Show each line of the data below that has the string "chart" in it.
+++ Data section
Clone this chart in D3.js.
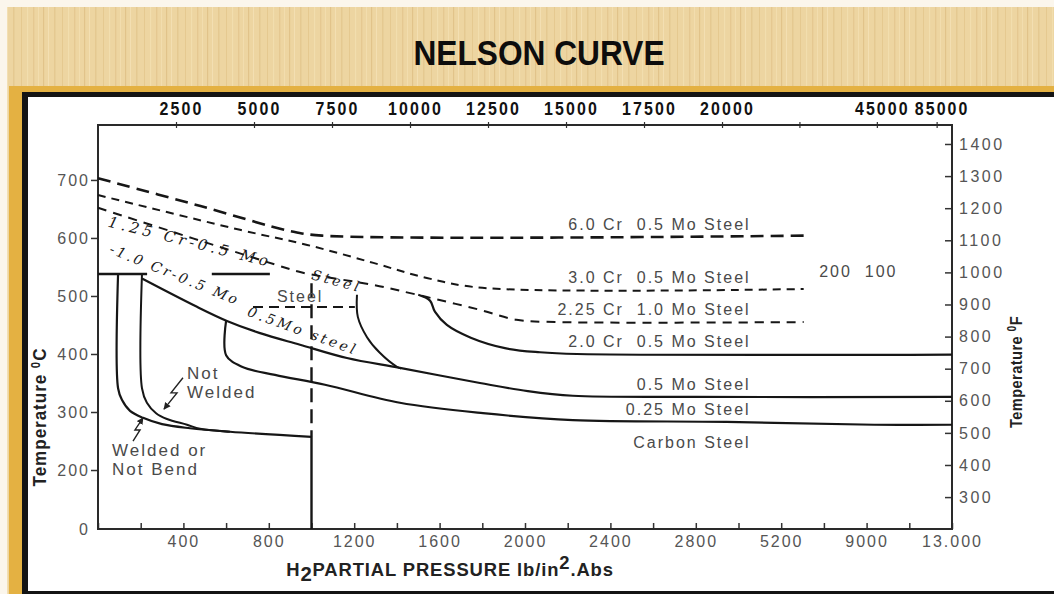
<!DOCTYPE html>
<html><head><meta charset="utf-8">
<script src="https://cdn.jsdelivr.net/npm/d3@7"></script>
<style>
html,body{margin:0;padding:0;background:#fff;}
svg{display:block;}
text{white-space:pre;}
</style></head>
<body>
<svg id="chart" width="1054" height="594"></svg>
<script>
// ================= DATA =================
const title = "NELSON CURVE";
// bottom axis: H2 partial pressure, psi
const bottomTicks = [0,200,400,600,800,1000,1200,1400,1600,1800,2000,2200,2400,2600,2800,4000,5200,7100,9000,11000,13000];
const bottomLabels = [400,800,1200,1600,2000,2400,2800,5200,9000,13000];
const bottomLabelText = ["400","800","1200","1600","2000","2400","2800","5200","9000","13.000"];
// top axis: kPa
const topTicks = [2500,5000,7500,10000,12500,15000,17500,20000,32500,45000,85000];
const topLabels = [2500,5000,7500,10000,12500,15000,17500,20000,45000,85000];
// left axis °C, right axis °F
const leftTicks = [0,200,300,400,500,600,700];
const rightTicks = [300,400,500,600,700,800,900,1000,1100,1200,1300,1400];

// curves: [psi, °C]
const cr60 = [[0,703],[480,655],[900,612],[1050,604],[6200,604]];
const cr30 = [[0,674],[665,614],[980,588],[1290,557],[1540,531],[1800,514],[6200,512]];
const cr225 = [[0,652],[866,550],[960,540],[1290,519],[1414,509],[1600,493],[1790,476],[1960,459],[2160,455],[6200,455]];
const cr10Slope = [[20,588],[700,486]];
const cr10Flat = [[726,481],[1203,481]];
const cr125 = [[1213,502],[1217,464],[1260,429],[1320,402],[1400,378],[1420,375]];
const cr20 = [[1500,502],[1555,492],[1578,473],[1634,450],[1746,428],[1906,410],[2070,403],[2243,400],[13000,399]];
const mo05 = [[206,530],[454,483],[604,457],[759,436],[946,416],[1166,393],[1414,376],[1789,350],[2013,336],[2224,328],[2800,326],[13000,326]];
const mo025 = [[600,457],[600,398],[674,378],[829,364],[1063,347],[1414,316],[1803,298],[2224,286],[3665,283],[9360,278],[13000,278]];
const welded = [[94,538],[94,341],[112,321],[150,302],[211,290],[300,279],[431,272],[618,266],[1000,257]];
const notWelded = [[206,538],[206,341],[229,316],[272,298],[323,288],[417,278],[478,271],[618,266]];
const cap540a = [[0,538],[230,538]];
const cap540b = [[533,538],[805,538]];
const p1000Dashed = [[1000,522],[1000,257]];
const p1000Solid = [[1000,257],[1000,0]];

// printed labels
const steelLabels = ["6.0 Cr  0.5 Mo Steel","3.0 Cr  0.5 Mo Steel","2.25 Cr  1.0 Mo Steel","2.0 Cr  0.5 Mo Steel","0.5 Mo Steel","0.25 Mo Steel","Carbon Steel"];
const steelLabelTemp = [614,522,467,412,338,295,238];
const steelLabelPsi = 4340;
const noteText = ["200  100","Steel","Not","Welded","Welded or","Not Bend"];
const notePos = [[6891,533],[838,490],[417,357],[417,324],[66,224],[66,183]];
// handwritten labels
const handText = ["1.25 Cr-0.5 Mo","Steel","0.5Mo steel"];
const handPos = [[431,593],[1119,526],[960,440]];
const cr10Text = "-1.0 Cr-0.5 Mo";
// pointer arrows
const arrowNotWelded = [[398,359],[342,333],[370,333],[309,305]];
const arrowWelded = [[164,250],[197,269],[173,269],[211,290]];

// ================= LAYOUT =================
const svg = d3.select("#chart");
const M = {left:98, right:952, top:125, bottom:529};
const pw = M.right - M.left, ph = M.bottom - M.top;
const x = d3.scaleLinear().domain([0,2800,5200,9000,13000])
  .range([0,0.7,0.8,0.9,1].map(f => M.left + f*pw));
const y = d3.scaleLinear().domain([0,200,700])
  .range([0,0.146,0.864].map(f => M.bottom - f*ph));
const xTop = d3.scaleLinear().domain([0,20000,45000,85000])
  .range([0,0.7307,0.912,0.982].map(f => M.left + f*pw));
const yF = d3.scaleLinear().domain([300,1400])
  .range([0.079,0.953].map(f => M.bottom - f*ph));

const SANS = "'Liberation Sans', Arial, sans-serif";
const HAND = "'DejaVu Serif', serif";

// ================= BACKGROUND =================
const defs = svg.append("defs");
const pat = defs.append("pattern").attr("id","wood").attr("patternUnits","userSpaceOnUse")
  .attr("width",41).attr("height",80);
pat.append("rect").attr("width",41).attr("height",80).attr("fill","#edd5a1");
[[2,1.2,"#dcbd80",0.7],[7,0.8,"#f6e5bb",0.8],[13,1.5,"#e0c287",0.6],[21,0.7,"#d8b878",0.6],
 [27,1.1,"#f4e0b2",0.8],[33,1.4,"#dfc087",0.6],[38,0.6,"#f7e7c0",0.7]].forEach(s => {
  pat.append("rect").attr("x",s[0]).attr("y",0).attr("width",s[1]).attr("height",80)
    .attr("fill",s[2]).attr("opacity",s[3]);
});
defs.append("marker").attr("id","arrowhead").attr("viewBox","0 0 10 10")
  .attr("refX",9).attr("refY",5).attr("markerWidth",5).attr("markerHeight",5)
  .attr("orient","auto").append("path").attr("d","M0,0L10,5L0,10z").attr("fill","#222");

svg.append("rect").attr("width",1054).attr("height",594).attr("fill","#fbf6ec");
svg.append("rect").attr("x",7).attr("y",7).attr("width",1047).attr("height",587).attr("fill","url(#wood)");
svg.append("rect").attr("x",9).attr("y",86).attr("width",1045).attr("height",508).attr("fill","#e4b142");
svg.append("rect").attr("x",22).attr("y",92).attr("width",1032).attr("height",502).attr("fill","#141414");
svg.append("rect").attr("x",28).attr("y",97).attr("width",1026).attr("height",494).attr("fill","#ffffff");

svg.append("text").attr("transform","translate(539,65) scale(0.88,1)").attr("text-anchor","middle")
  .attr("font-family",SANS).attr("font-weight","bold").attr("font-size",36)
  .attr("fill","#0d0d0d").text(title);

// ================= AXES =================
function styleAxis(g, opts){
  g.attr("font-family", opts.family).attr("font-size", opts.size);
  g.select(".domain").remove();
  g.selectAll(".tick line").attr("stroke","#333").attr("stroke-width",1.5);
  g.selectAll(".tick text").attr("fill", opts.fill).attr("letter-spacing", opts.ls)
    .attr("font-weight", opts.weight || "normal");
}
const gB = svg.append("g").attr("transform",`translate(0,${M.bottom})`)
  .call(d3.axisBottom(x).tickValues(bottomTicks).tickSizeInner(-6).tickSizeOuter(0).tickPadding(7)
    .tickFormat(d => { const i = bottomLabels.indexOf(d); return i < 0 ? "" : bottomLabelText[i]; }));
styleAxis(gB, {family:SANS, size:16, fill:"#555", ls:2});

const gL = svg.append("g").attr("transform",`translate(${M.left},0)`)
  .call(d3.axisLeft(y).tickValues(leftTicks).tickSizeInner(7).tickSizeOuter(0).tickPadding(1)
    .tickFormat(d3.format("d")));
styleAxis(gL, {family:SANS, size:16, fill:"#555", ls:2});
gL.selectAll(".tick").filter(d => d === 0).select("line").remove();

const gR = svg.append("g").attr("transform",`translate(${M.right},0)`)
  .call(d3.axisRight(yF).tickValues(rightTicks).tickSizeInner(-7).tickSizeOuter(0).tickPadding(7)
    .tickFormat(d3.format("d")));
styleAxis(gR, {family:SANS, size:16, fill:"#555", ls:2.5});

const gT = svg.append("g").attr("transform",`translate(0,${M.top})`)
  .call(d3.axisTop(xTop).tickValues(topTicks).tickSizeInner(3).tickSizeOuter(0).tickPadding(7)
    .tickFormat(d => topLabels.includes(d) ? String(d) : ""));
styleAxis(gT, {family:SANS, size:19, fill:"#111", ls:2.5, weight:"bold"});
gT.selectAll(".tick line").attr("y1",3).attr("stroke-width",1.2);
gT.selectAll(".tick text").attr("transform","translate(5,0) scale(0.84,1)");

// plot frame
svg.append("rect").attr("x",M.left).attr("y",M.top).attr("width",pw).attr("height",ph)
  .attr("fill","none").attr("stroke","#2a2a2a").attr("stroke-width",2);

// axis titles
const tl = svg.append("text").attr("transform","translate(46,417) rotate(-90) scale(0.95,1)")
  .attr("text-anchor","middle").attr("font-family",SANS).attr("font-weight","bold")
  .attr("font-size",18).attr("letter-spacing",1).attr("fill","#222");
tl.append("tspan").text("Temperature ");
tl.append("tspan").attr("font-size",12).attr("baseline-shift","super").text("0");
tl.append("tspan").text("C");

const tr = svg.append("text").attr("transform","translate(1022,372) rotate(-90) scale(0.86,1)")
  .attr("text-anchor","middle").attr("font-family",SANS).attr("font-weight","bold")
  .attr("font-size",17).attr("letter-spacing",0.5).attr("fill","#222");
tr.append("tspan").text("Temperature ");
tr.append("tspan").attr("font-size",12).attr("baseline-shift","super").text("0");
tr.append("tspan").text("F");

const tb = svg.append("text").attr("transform","translate(450,576) scale(0.97,1)")
  .attr("text-anchor","middle").attr("font-family",SANS).attr("font-weight","bold")
  .attr("font-size",19).attr("letter-spacing",0.9).attr("fill","#222");
tb.append("tspan").text("H");
tb.append("tspan").attr("dy",5).attr("font-size",21).text("2");
tb.append("tspan").attr("dy",-5).text("PARTIAL PRESSURE lb/in");
tb.append("tspan").attr("dy",-7).text("2");
tb.append("tspan").attr("dy",7).text(".Abs");

// ================= CURVES =================
const smooth = d3.line().x(d => x(d[0])).y(d => y(d[1])).curve(d3.curveCatmullRom.alpha(0.5));
const straight = d3.line().x(d => x(d[0])).y(d => y(d[1]));
const plot = svg.append("g").attr("fill","none").attr("stroke","#161616").attr("stroke-linecap","butt");
function draw(data, gen, width, dash){
  const p = plot.append("path").attr("d", gen(data)).attr("stroke-width", width);
  if (dash) p.attr("stroke-dasharray", dash);
  return p;
}
draw(cr60, smooth, 2.6, "13,7");
draw(cr30, smooth, 2, "8,6");
draw(cr225, smooth, 2, "9,7");
draw(cr10Flat, straight, 2.2, "10,6");
draw(cr125, smooth, 2);
draw(cr20, smooth, 2.2);
draw(mo05, smooth, 2.2);
draw(mo025, smooth, 2.2);
draw(welded, smooth, 2.2);
draw(notWelded, smooth, 2);
draw(cap540a, straight, 2.4);
draw(cap540b, straight, 2.4);
draw(p1000Dashed, straight, 2.4, "14,7");
draw(p1000Solid, straight, 2.4);

// arrows
[arrowNotWelded, arrowWelded].forEach(a => {
  plot.append("path").attr("d", straight(a)).attr("stroke-width",1.4).attr("stroke","#222")
    .attr("marker-end","url(#arrowhead)");
});

// ================= LABELS =================
const lab = svg.append("g").attr("font-family",SANS).attr("fill","#4a4a4a");
lab.selectAll("text.steel").data(steelLabels).join("text").attr("class","steel")
  .attr("x", x(steelLabelPsi)).attr("y",(d,i) => y(steelLabelTemp[i]))
  .attr("text-anchor","end").attr("font-size",16).attr("letter-spacing",2).text(d => d);
lab.selectAll("text.note").data(noteText).join("text").attr("class","note")
  .attr("x",(d,i) => x(notePos[i][0])).attr("y",(d,i) => y(notePos[i][1]))
  .attr("font-size",(d,i) => i < 2 ? 16 : 17).attr("letter-spacing",2).text(d => d);

// handwritten labels
const handAngles = [14, 15, 20];
const hand = svg.append("g").attr("font-family",HAND).attr("font-style","italic").attr("fill","#1a1a1a");
hand.selectAll("text").data(handText).join("text")
  .attr("transform",(d,i) => `translate(${x(handPos[i][0])},${y(handPos[i][1])}) rotate(${handAngles[i]})`)
  .attr("text-anchor","middle").attr("dominant-baseline","central")
  .attr("font-size",(d,i) => i === 0 ? 15 : 14).attr("letter-spacing",(d,i) => i === 0 ? 3.8 : 3).text(d => d);
// "1.0 Cr - 0.5 Mo" written along its own sloped line
const a0 = [x(cr10Slope[0][0]), y(cr10Slope[0][1])], a1 = [x(cr10Slope[1][0]), y(cr10Slope[1][1])];
const ang = Math.atan2(a1[1]-a0[1], a1[0]-a0[0]) * 180 / Math.PI;
hand.append("text")
  .attr("transform",`translate(${(a0[0]+a1[0])/2},${(a0[1]+a1[1])/2}) rotate(${ang})`)
  .attr("text-anchor","middle").attr("dominant-baseline","central")
  .attr("font-size",14).attr("letter-spacing",2.6).text(cr10Text);
</script>
</body></html>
++++++
§ **Task result**:
Clone this chart in D3.js.
<svg id="chart" width="1054" height="594"></svg>
const svg = d3.select("#chart");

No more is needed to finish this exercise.